Determining the best improvement for a particular bottleneck can be difficult. The freeway congestion due to a bottleneck can spread several miles upstream and impact the arterial street system. Improving a bottleneck may result in the congestion moving downstream to a new bottleneck that was not apparent previously, greatly reducing the expected benefits. Analysis of the entire network is necessary to accurately estimate the benefits and effects of different improvements.
Task 1. Review domestic and international literature on processes and analysis tools for identifying recurrent freeway bottlenecks and for determining appropriate low-cost geometric and operational improvements. Collect consultant and agency in-house studies of freeway bottlenecks and review them to identify best practices.
Task 2. Identify state departments of transportation and metropolitan planning organizations that have established procedures for identifying recurrent freeway bottlenecks and determining low-cost improvements. Interview four to six agencies with promising procedures to identify strengths and weaknesses of their approach.
Task 3. Develop a working definition of freeway bottlenecks and describe their principal causes. Characterize types of bottlenecks and low-cost geometric and operational improvements suitable for each type. Discuss how bottlenecks and low-cost improvements affect the operation of the freeway and arterial network.

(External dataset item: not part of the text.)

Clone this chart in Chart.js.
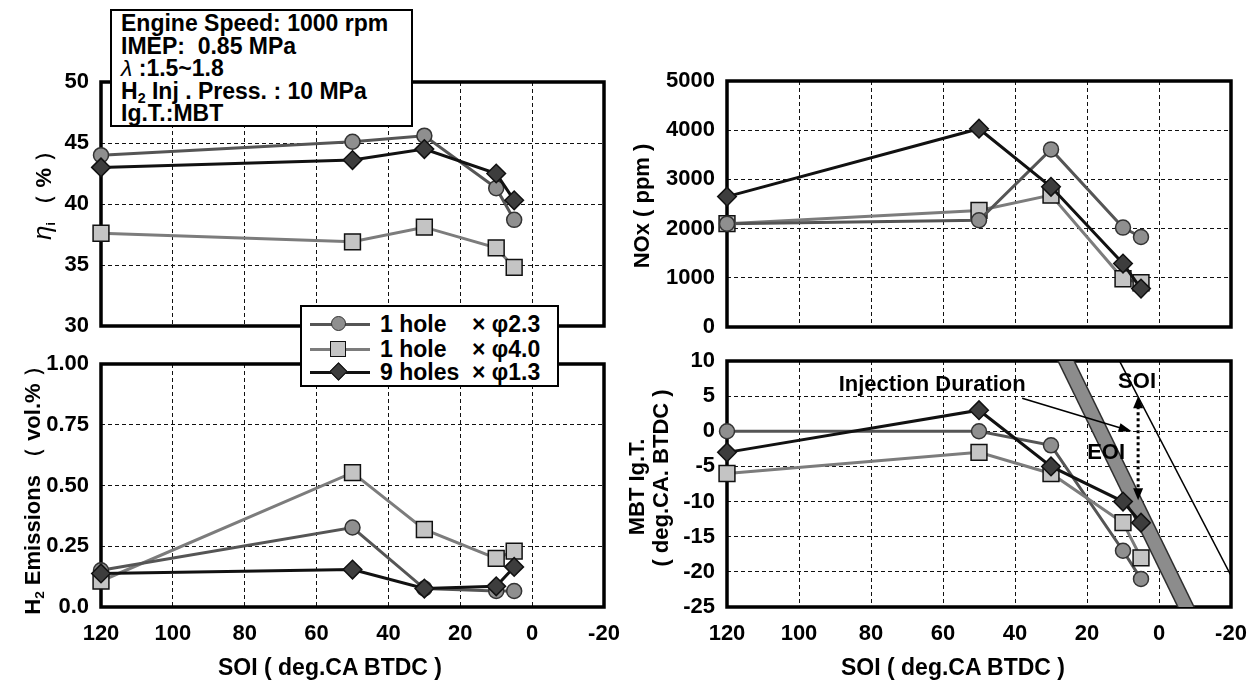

Task 4. Develop a systematic framework for identifying bottlenecks and determining appropriate low-cost improvements. The framework should include feedback loops, if appropriate. Assess institutional issues that may arise from implementation of the framework.
Task 5. Within 5 months of the contract start, submit an interim report on the information developed in Tasks 1 through 4. The report should include a detailed outline of the guide that will be developed in Task 8 and identify case studies from Tasks 1 and 2 for the guide that demonstrate the effectiveness of representative low-cost improvements or highlight successful practices.
Task 6. Based on the Task 4 framework, develop and document a systematic process for identifying recurrent bottlenecks and determining appropriate low-cost geometric and operational improvements. The process description should show how it fits within a typical planning and project scoping process and identify candidate analysis tools and data needs for each step of the process. The process should be capable of using real-time and projected data.
Task 7. For the primary analysis tools identified in Task 6, assess their suitability for identifying recurrent bottlenecks, estimating their network-wide impacts, and projecting the benefits and service life of potential improvements. The assessment should include the resources, level of effort, and data required to use the tools.
Task 8. Develop a technical guide that presents the process, illustrates its use through case studies, and aids the selection of analysis tools. The guide should discuss the composition of the project development team, the proper documentation of design exceptions, and other institutional issues associated with implementing the process.
Task 9. Submit a final report that documents the entire research effort and includes the Task 8 guide as a stand-alone document.